Rum yönetiminin, Fidan’ın 5 yıl sonra gayrıresmi Dış Konular Konseyi’ne katılmasına, “Kıbrıs sorununa özlü hiçbir bağlantı olmadan, nisan ayındaki AB Zirvesi’nde Rum Yönetimi Başkanı Nikos Hristodulidis’in imzası ile rıza verdiğini hatırlatan gazeteye göre “bu arada perde gerisinde Brüksel ile Erdoğan hükümeti derin sulara girmeye hazırlanıyor. Halen Türk taleplerinin ‘tacı’ olan Gümrük Birliği'nin geliştirilmesini, Kıbrıs sorununa ve çözümüne hiçbir göndermede bulunmadan, hayata geçirmek için ilk adımı attılar.”

Bunun Hristodulidis hükümetinin Kıbrıs meselesi ile Türkiye Avrupa ilişkilerinin “bağlantısı” söylemi açısından geldiği anlama vurgu yapılan haberde Komisyon ile Ankara’nın Gümrük Birliği’nin geliştirilmesini en az dört kez derinlemesine görüştüğü kaydedildi. Bu görüşmelerin 8 Temmuz’da üst siyasi düzeyde olanının resmi, diğer ikisinin temmuz sonu ve ağustos başı gerçekleştiğini, odak noktasında Gümrük Birliği’nin olduğu AB Türkiye yuvarlak masa toplantısı da yapıldığını ekledi.
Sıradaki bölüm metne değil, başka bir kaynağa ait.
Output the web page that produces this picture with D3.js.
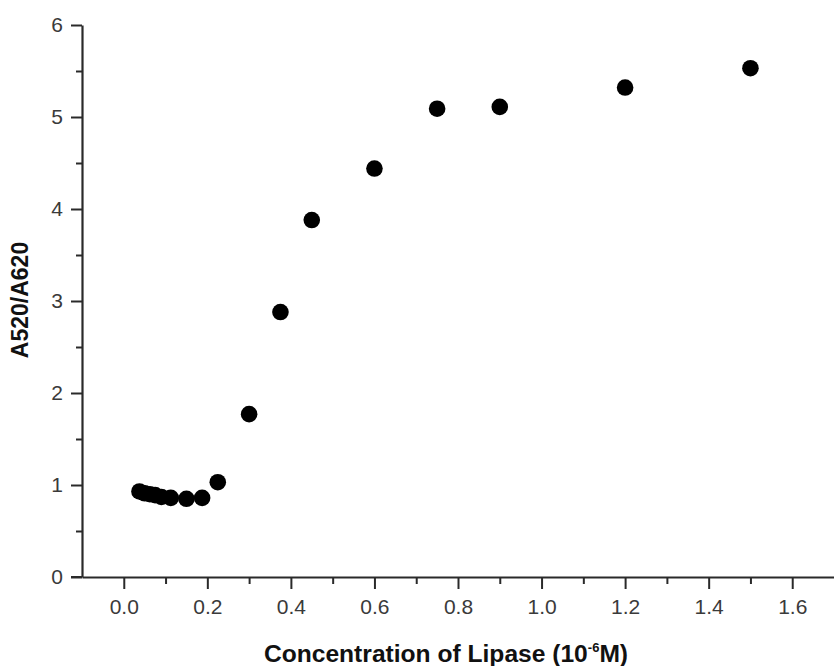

Haberde AB’den bir kaynağın “Gümrük Birliği’nin geliştirilmesi görüşmeleri platformunun açılığını, ilk kez gerçekleştirilen ticaret konularıyla ilgili Türkiye-AB yüksek siyasi diyaloğunun oluşturduğunu” söylediği kaydedildi. Siyasi diyaloğun, Türkiye’nin limanlarını Rum gemilerine açmayı ve Güney Kıbrıs için ek protokol’ü uygulamayı reddetmesi nedeniyle yakın zamana kadar resmen dondurulmuş olduğu ve 17-18 Nisan Zirvesi’nde alınan karar çerçevesinde ve Rum yönetiminin bilgisi dahilinde buz dolabından çıkarıldığı belirtildi.